El arte aspira a concretar la valoración: conocimiento y comprensión. Antes de leer la novela de Thomas Mann El Doktor Faustus, basada en la biografía de Adrián Leverkuhn, nunca imaginé que el protagonista sería un músico genial con las credenciales que fueron puestas en la inmortalidad a los compositores de la estirpe alemana.

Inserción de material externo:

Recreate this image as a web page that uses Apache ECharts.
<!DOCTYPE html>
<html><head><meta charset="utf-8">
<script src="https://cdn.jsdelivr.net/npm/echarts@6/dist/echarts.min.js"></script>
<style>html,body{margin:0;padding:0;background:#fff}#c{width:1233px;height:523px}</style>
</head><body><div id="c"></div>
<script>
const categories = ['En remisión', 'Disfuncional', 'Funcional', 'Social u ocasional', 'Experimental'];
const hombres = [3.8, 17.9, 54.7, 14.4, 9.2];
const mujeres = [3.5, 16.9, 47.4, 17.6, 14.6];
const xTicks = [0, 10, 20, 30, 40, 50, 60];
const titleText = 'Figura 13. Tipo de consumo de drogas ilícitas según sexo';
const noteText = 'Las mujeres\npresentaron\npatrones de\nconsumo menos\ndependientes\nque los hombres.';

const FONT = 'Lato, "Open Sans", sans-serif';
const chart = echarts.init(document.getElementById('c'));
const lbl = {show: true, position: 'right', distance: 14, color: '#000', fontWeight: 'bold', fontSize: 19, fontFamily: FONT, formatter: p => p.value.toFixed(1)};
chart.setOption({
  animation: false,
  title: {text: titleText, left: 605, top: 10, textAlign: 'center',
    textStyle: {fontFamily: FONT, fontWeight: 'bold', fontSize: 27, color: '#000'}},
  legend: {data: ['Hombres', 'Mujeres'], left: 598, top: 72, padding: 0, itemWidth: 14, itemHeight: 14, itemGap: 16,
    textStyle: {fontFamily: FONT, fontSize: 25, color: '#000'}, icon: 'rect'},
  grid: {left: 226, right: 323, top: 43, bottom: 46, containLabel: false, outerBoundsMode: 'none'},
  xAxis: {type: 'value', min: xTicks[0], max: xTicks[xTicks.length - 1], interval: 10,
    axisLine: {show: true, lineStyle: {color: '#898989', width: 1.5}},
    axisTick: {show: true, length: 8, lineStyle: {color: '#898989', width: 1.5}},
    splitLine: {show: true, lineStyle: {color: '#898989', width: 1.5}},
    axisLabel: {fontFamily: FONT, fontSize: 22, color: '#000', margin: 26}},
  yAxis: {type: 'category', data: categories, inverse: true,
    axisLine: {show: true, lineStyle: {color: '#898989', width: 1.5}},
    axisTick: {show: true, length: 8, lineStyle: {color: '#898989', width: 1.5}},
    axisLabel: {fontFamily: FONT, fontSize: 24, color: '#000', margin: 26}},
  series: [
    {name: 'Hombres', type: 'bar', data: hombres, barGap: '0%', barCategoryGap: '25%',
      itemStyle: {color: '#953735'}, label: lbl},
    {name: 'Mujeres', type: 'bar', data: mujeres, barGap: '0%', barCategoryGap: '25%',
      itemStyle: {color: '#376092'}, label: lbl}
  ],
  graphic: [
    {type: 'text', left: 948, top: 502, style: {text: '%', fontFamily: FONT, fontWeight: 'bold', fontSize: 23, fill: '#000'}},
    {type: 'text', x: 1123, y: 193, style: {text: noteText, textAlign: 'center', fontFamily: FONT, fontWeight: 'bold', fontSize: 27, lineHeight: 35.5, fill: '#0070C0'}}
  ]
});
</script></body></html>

A través de investigación propia de la curiosidad, recurrí a las opiniones provocadas por los lectores de aquella época. Para algunos por las coincidencias, Mann había escrito, mitad ficción y mitad realidad, sobre el polémico dodecafónico Arnold Schonberg, un compositor reacio a vestirse con las galas sedosas de la melodía que le da bienvenida a la compresión y al conocimiento instantáneo.
Pero Arnold tenía ciertas similitudes con Adrián en el concepto sobre el cromatismo. La semejanza produjo extremos tan desafiantes que los familiares de Schonberg acusaron al escritor de haber deformado la personalidad de su deudo muy a pesar de que este fue cuestionado por los puristas, quienes frontalmente lo pusieron en la grada contra los tonos.
No todo quedó en las suspicacias en el entorno, sobre si la legitimidad era o no consentida. Lo cierto es que con el correr de los años el misterio fue tomado como una fantasía. Ese efecto asombrosamente persuasivo impuso la creencia indubitable del género de la novela con más aprieto en la música.
Estará siempre coqueteando con la realidad. Historia o novela, la versión es trascendente. Lea a Thomas Mann y se va a sorprender hasta el extremo de poner el oído para escuchar cada una de sus páginas llenas de música.